After that, it's a question of where you want to go with your language, and what distinguishing features you'd like it to have relative to other languages. Languages which just change some syntax and keywords but otherwise look like C are common, but they tend not to get usage beyond their creators. Much of the academic research lately is about type systems (TAPL has already been mentioned) - there's research into dependent types, effect typing, total functional programming, linear types already made it into Rust's borrow checker, etc.

However, many of the worst problems in industry - dependencies, versioning, smoothly migrating from a prototype to robust production code, code navigation, security, parallelization & distribution, the memory hierarchy - have gotten relatively little attention in academic research, and are desperately awaiting solutions. If you have some industry experience, it may be worth trying to imagine how you might fix these problems if you were allowed to change the programming language at will.

[1] https://en.wikipedia.org/wiki/Compilers:_Principles,_Techniq...

[2] http://web.mit.edu/alexmv/6.037/sicp.pdf

[3] https://www.amazon.com/Modern-Compiler-Implementation-Andrew...

plinkplonk · 2017-07-08 · Original thread
If you are fluent in one of the functional languages (Haskell, SML, OCaml, F#)

Modern Compiler Implementation in ML (I'm not a fan of the C/Java versions)

https://www.amazon.com/Modern-Compiler-Implementation-Andrew...

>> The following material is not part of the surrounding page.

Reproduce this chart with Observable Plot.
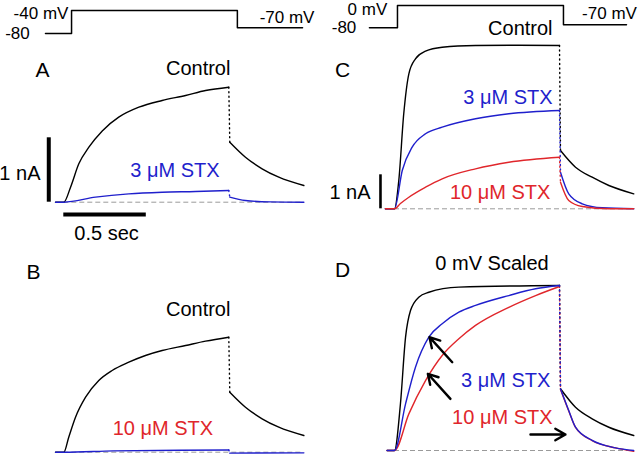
<!DOCTYPE html>
<html><head><meta charset="utf-8">
<script src="https://cdn.jsdelivr.net/npm/d3@7"></script>
<script src="https://cdn.jsdelivr.net/npm/@observablehq/plot@0.6"></script>
<style>
body{margin:0;background:#fff}
#fig{position:relative;width:640px;height:455px;overflow:hidden}
#fig svg{position:absolute}
</style>
</head><body><div id="fig"></div>
<script>
// ---- data: time (s from step onset), current (nA) or normalized current ----
const protoA = [[-0.111,-80],[0.047,-80],[0.047,-40],[1.052,-40],[1.052,-70],[1.447,-70]];
const protoC = [[-0.152,-80],[0.018,-80],[0.018,0],[1.024,0],[1.024,-70],[1.406,-70]];

const aControlStep = [[-0.05,0],[0,0],[0.041,0.233],[0.091,0.596],[0.152,0.854],[0.233,1.107],[0.333,1.32],[0.455,1.475],[0.596,1.579],[0.738,1.657],[0.859,1.734],[1.0,1.786]];
const aControlTail = [[1.006,0.932],[1.101,0.699],[1.202,0.519],[1.303,0.388],[1.455,0.259]];
const aStx3Step = [[-0.05,0],[0,0],[0.192,0.078],[0.394,0.13],[0.596,0.155],[0.798,0.166],[1.0,0.182]];
const aStx3Tail = [[1.006,0.078],[1.1,0.026],[1.25,0.005],[1.455,0]];

const bControlStep = [[-0.05,0],[0,0],[0.03,0.233],[0.071,0.543],[0.132,0.854],[0.212,1.113],[0.293,1.269],[0.394,1.398],[0.495,1.502],[0.596,1.579],[0.738,1.657],[0.859,1.724],[1.0,1.786]];
const bControlTail = [[1.006,0.932],[1.101,0.699],[1.202,0.519],[1.303,0.388],[1.455,0.259]];
const bStx10Step = [[-0.05,0],[0,0],[0.3,0.02],[0.7,0.03],[1.0,0.035]];
const bStx10Tail = [[1.006,-0.015],[1.455,-0.01]];

const cControlStep = [[-0.055,0],[0,0],[0.026,0.832],[0.056,2.794],[0.087,3.971],[0.127,4.412],[0.188,4.635],[0.289,4.753],[0.491,4.803],[0.75,4.81],[1.0,4.803]];
const cControlTail = [[1.006,1.715],[1.097,1.224],[1.198,0.929],[1.299,0.685],[1.45,0.441]];
const cStx3Step = [[-0.055,0],[0,0],[0.047,1.126],[0.107,1.812],[0.188,2.206],[0.289,2.4],[0.491,2.647],[0.693,2.794],[1.0,2.891]];
const cStx3Tail = [[1.006,1.076],[1.056,0.441],[1.138,0.147],[1.259,0.029],[1.45,0]];
const cStx10Step = [[-0.055,0],[0,0],[0.036,0.156],[0.087,0.341],[0.188,0.635],[0.289,0.882],[0.491,1.176],[0.693,1.371],[1.0,1.518]];
const cStx10Tail = [[1.006,0.782],[1.056,0.244],[1.138,0.068],[1.299,0],[1.45,0]];

const dControlStep = [[-0.045,0],[0,0],[0.036,0.283],[0.067,0.687],[0.097,0.848],[0.147,0.929],[0.208,0.959],[0.39,0.99],[1.0,1.0]];
const dControlTail = [[1.006,0.374],[1.097,0.262],[1.198,0.192],[1.299,0.141],[1.45,0.091]];
const dStx3Step = [[-0.045,0],[0,0],[0.067,0.283],[0.127,0.505],[0.208,0.687],[0.289,0.768],[0.39,0.838],[0.491,0.879],[0.693,0.939],[0.855,0.98],[1.0,1.0]];
const dStx3Tail = [[1.006,0.374],[1.056,0.242],[1.097,0.141],[1.198,0.061],[1.339,0.016],[1.45,0]];
const dStx10Step = [[-0.045,0],[0,0],[0.087,0.222],[0.188,0.424],[0.289,0.576],[0.39,0.677],[0.491,0.758],[0.693,0.868],[0.855,0.939],[1.0,0.994]];
const dStx10Tail = [[1.006,0.37],[1.056,0.24],[1.097,0.14],[1.198,0.06],[1.339,0.016],[1.45,-0.005]];

// annotation anchors in data units
const notesProtoA = [{text:"-40 mV",t:0.028,v:-45},{text:"-80",t:-0.281,v:-80},{text:"-70 mV",t:1.353,v:-52}];
const notesProtoC = [{text:"0 mV",t:-0.164,v:-14.5},{text:"-80",t:-0.306,v:-80},{text:"-70 mV",t:1.303,v:-29}];
const notesA = [{text:"A",t:-0.129,v:2.045},{text:"Control",t:1.01,v:2.076},{text:"3 μM STX",t:0.674,v:0.492},{text:"1 nA",t:-0.141,v:0.446},{text:"0.5 sec",t:0.259,v:-0.486}];
const notesB = [{text:"B",t:-0.184,v:2.79},{text:"Control",t:1.01,v:2.216},{text:"10 μM STX",t:0.601,v:0.368}];
const notesC = [{text:"C",t:-0.315,v:4.068},{text:"Control",t:0.958,v:5.303},{text:"3 μM STX",t:0.958,v:3.274},{text:"10 μM STX",t:0.945,v:0.479},{text:"1 nA",t:-0.145,v:0.479}];
const notesD = [{text:"D",t:-0.315,v:1.091},{text:"0 mV Scaled",t:0.591,v:1.133},{text:"3 μM STX",t:0.945,v:0.424},{text:"10 μM STX",t:0.958,v:0.2}];
const arrowsD = [{t1:0.35,v1:0.535,t2:0.212,v2:0.687},{t1:0.339,v1:0.313,t2:0.202,v2:0.465},{t1:0.824,v1:0.097,t2:1.036,v2:0.097}];
const scaleBarA = {t:-0.091, nA:1, t0:0, sec:0.5, level:-0.191};
const scaleBarC = {t:-0.085, nA:1};
const baselineEnd = 1.45;

// ---- styling ----
const FONT = "'Liberation Sans', Arial, Helvetica, sans-serif";
const BLACK = "#000", BLUE = "#1f1fcc", RED = "#e0262b", GRAY = "#9a9a9a";
const xAB = [-0.3836, 1.5558], xCD = [-0.4485, 1.4909];

const fig = document.getElementById("fig");
function place(svg, left, top){ svg.style.left = left+"px"; svg.style.top = top+"px"; fig.appendChild(svg); }
const X = d => d[0], Y = d => d[1];

function trace(step, tail, color){
  return [
    Plot.line(step, {x:X, y:Y, stroke:color, strokeWidth:1.4, curve:"monotone-x"}),
    Plot.line([step[step.length-1], tail[0]], {x:X, y:Y, stroke:color, strokeWidth:1.4, strokeDasharray:"1,3.5"}),
    Plot.line(tail, {x:X, y:Y, stroke:color, strokeWidth:1.4, curve:"monotone-x"})
  ];
}
function note(n, opts){ return Plot.text([n], {x:"t", y:"v", text:"text", fontSize:20, fill:BLACK, ...opts}); }
function panel(left, top, height, xd, yd, marks){
  const svg = Plot.plot({
    width:320, height, margin:0,
    x:{domain:xd, axis:null},
    y:{domain:yd, axis:null},
    style:{background:"transparent", overflow:"visible", fontFamily:FONT},
    marks
  });
  place(svg, left, top);
}
const dashBase = Plot.ruleY([0], {x1:0, x2:baselineEnd, stroke:GRAY, strokeWidth:1, strokeDasharray:"5,3"});

// protocols (linear mV scales)
panel(0, 0, 45, xAB, [-100.87, -22.6], [
  Plot.line(protoA, {x:X, y:Y, stroke:BLACK, strokeWidth:1.5}),
  note(notesProtoA[0], {textAnchor:"end", fontSize:17}),
  note(notesProtoA[1], {fontSize:17}),
  note(notesProtoA[2], {fontSize:17})
]);
panel(320, 0, 45, xCD, [-144.7, 18.2], [
  Plot.line(protoC, {x:X, y:Y, stroke:BLACK, strokeWidth:1.5}),
  note(notesProtoC[0], {fontSize:17}),
  note(notesProtoC[1], {fontSize:17}),
  note(notesProtoC[2], {fontSize:17})
]);

// A
panel(0, 0, 240, xAB, [-0.5947, 3.132], [
  dashBase,
  ...trace(aControlStep, aControlTail, BLACK),
  ...trace(aStx3Step, aStx3Tail, BLUE),
  Plot.ruleX([scaleBarA.t], {y1:0, y2:scaleBarA.nA, stroke:BLACK, strokeWidth:4}),
  Plot.ruleY([scaleBarA.level], {x1:scaleBarA.t0, x2:scaleBarA.t0+scaleBarA.sec, stroke:BLACK, strokeWidth:4}),
  note(notesA[0], {fontSize:21}),
  note(notesA[1], {textAnchor:"end"}),
  note(notesA[2], {fill:BLUE}),
  note(notesA[3], {textAnchor:"end"}),
  note(notesA[4], {})
]);
// B
panel(0, 240, 215, xAB, [-0.0512, 3.287], [
  dashBase,
  ...trace(bControlStep, bControlTail, BLACK),
  ...trace(bStx10Step, bStx10Tail, BLUE),
  note(notesB[0], {fontSize:21}),
  note(notesB[1], {textAnchor:"end"}),
  note(notesB[2], {fill:RED})
]);
// C
panel(320, 0, 240, xCD, [-0.932, 6.126], [
  dashBase,
  ...trace(cControlStep, cControlTail, BLACK),
  ...trace(cStx3Step, cStx3Tail, BLUE),
  ...trace(cStx10Step, cStx10Tail, RED),
  Plot.ruleX([scaleBarC.t], {y1:0, y2:scaleBarC.nA, stroke:BLACK, strokeWidth:2.6}),
  note(notesC[0], {fontSize:21}),
  note(notesC[1], {textAnchor:"end"}),
  note(notesC[2], {textAnchor:"end", fill:BLUE}),
  note(notesC[3], {textAnchor:"end", fill:RED}),
  note(notesC[4], {textAnchor:"end"})
]);
// D
panel(320, 240, 215, xCD, [-0.0303, 1.2727], [
  dashBase,
  ...trace(dControlStep, dControlTail, BLACK),
  ...trace(dStx10Step, dStx10Tail, RED),
  ...trace(dStx3Step, dStx3Tail, BLUE),
  Plot.arrow(arrowsD, {x1:"t1", y1:"v1", x2:"t2", y2:"v2", stroke:BLACK, strokeWidth:2.4, headLength:11}),
  note(notesD[0], {fontSize:21}),
  note(notesD[1], {}),
  note(notesD[2], {textAnchor:"end", fill:BLUE}),
  note(notesD[3], {textAnchor:"end", fill:RED})
]);
</script></body></html>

If you are fluent in a mainstream OO language - Java, C#, Ruby etc

Programming Language Processors in Java: Compilers and Interpreters

( the code is in Java but can be trivially ported into any OO language )

https://www.amazon.com/Programming-Language-Processors-Java-...

Most compiler programming books use lex/yacc versions for lexing and parsing. Imo, this isn't a good way to learn lexing/parsing, and using recursive descent or combinator parsing approaches is (imho) the right way to begin.

If you want to know how tools like lex and yacc are built, then Holub's "Compiler Construction in C" is very comprehensive and goes into great detail about the required CS theory- (automata DFA, NFA etc).

The book seems to be out of print, but used copies are worth buying (imho)

https://www.amazon.com/Compiler-Design-C-Prentice-Hall-softw...

nostrademons · 2009-11-12 · Original thread
The classic is the "Dragon Book":

http://www.amazon.com/Compilers-Principles-Techniques-Alfred...

I'm also partial to Appel's "Modern Compiler Implementation in ML", because it goes into more detail about techniques for compiling functional languages:

http://www.amazon.com/Modern-Compiler-Implementation-Andrew-...

Andrew Appel's _Modern Compiler Implementation in ML_ is probably what you want. (http://www.amazon.com/Modern-Compiler-Implementation-Andrew-...)

While it uses SML, it's not hard to follow if you use OCaml, and the bibliography / references are also quite helpful. The Ghuloum paper referenced elsewhere in the thread is also quite good (and uses Scheme, for better or worse).